Ich ließ mich von der masochistischen Denkweise sehr leicht überzeugen, daß ich eine Frau sei, die aus der normalen, weiblichen Sanftheit ausbrechen müsse. Ich war überzeugt, daß wenn ich nur mehr Schmerz als jeder andere aushalten würde, man mich endlich als gleichwertig mit den Männern ansehen würde, sogar als wahrer Krieger. Ich konnte mich vorher nie in irgendetwas beweisen, ich hatte keinen Zugang zum Sport oder anderen Männlichkeitsritualen. Ich war die Klassenletzte, immer gehänselt und körperlich benachteiligt, übergewichtig und sozial unfähig. Ich weiß heute, daß gerade diese Typen Frau die bevorzugten Opfer für die Verstrickungen mit SM-Seiten [wie Insex] sind. Frauen mit Mißbrauchsvergangenheit, die aus ihrer harten Kindheit nur gelernt haben, ganz still mehr Schmerz als andere zu ertragen. Als ich mit Insex arbeitete, sagte man mir, daß die Erfüllung darin läge, den Schmerz »wegzuschlagen«. So würde ich mich dissoziieren und mich von meinem inneren Selbst lösen und in ganz andere Sphären driften, wo es weder Schmerz, Lust oder Empfindung gäbe, was manche als »Out-of-body«-Erfahrung bezeichnen.

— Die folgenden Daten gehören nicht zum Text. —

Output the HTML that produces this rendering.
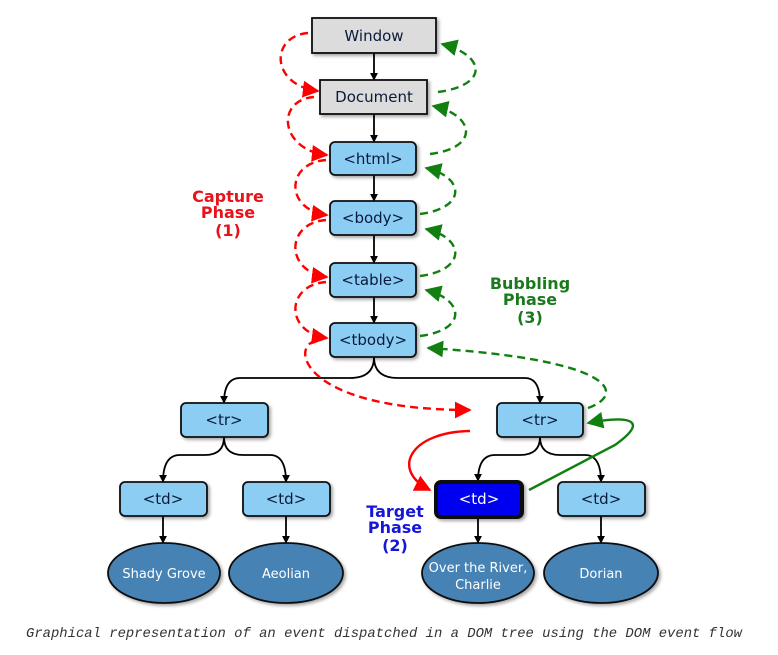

Die SM-Szene nennt diesen Zustand »Subspace« und beschreibt ihn als einen, in dem Schmerz und Lust eins werden. Um dorthin zu gelangen sei es nötig, mit dem Denken und dem Kontrollieren aufzuhören und sich einfach fallenzulassen. Man solle lediglich reagieren, ohne darüber nachzudenken, warum man reagiere.
Das ist der geistige Zustand von Tieren, die versklavt werden, sie sind in einem konstanten Gefühl von Schock und Trauma, sie taumeln von einem Gefühl des Schmerzes zum nächsten und werden gezwungen, damit klarzukommen und zu akzeptieren, daß ihre ganze Existenz aus Leid besteht.
Man stelle sich nur eine Gesellschaft vor, in der die Menschen nur akzeptieren und sich unreflektiert gehenlassen. Ist das nicht das Hauptproblem, daß Menschen sich zu schnell an das gewöhnen, was sie als soziale Norm wahrnehmen? Wenn jede Lebensform nur eine Nummer ist, dann wird Leben zum Wegwerfartikel.
Ich wachte plötzlich auf und wußte, daß ich nicht der Krieger war, weil ich zeigte, wieviel Schmerz ich ertragen konnte, ich tat lediglich etwas, das jeder kann. Jeder kann sich fesseln, knebeln und schlagen lassen, das ist nichts Besonderes oder Einzigartiges. Genau wie mit vielen Berufen sind es lediglich Handwerkskünste, die Lücke wird ganz schnell mit irgendwem aufgefüllt oder mit einer Selbstdarstellung, die aus der Kultur des Scheins begründet ist.
Ich hielt mich lange Zeit für »alternativ« und hatte eine Schwäche für Menschen, die sich »komisch« kleideten, die Piercings oder Tätowierungen hatten, aber jetzt sehe ich, daß das bloß Hinweise auf die Person dahinter sind.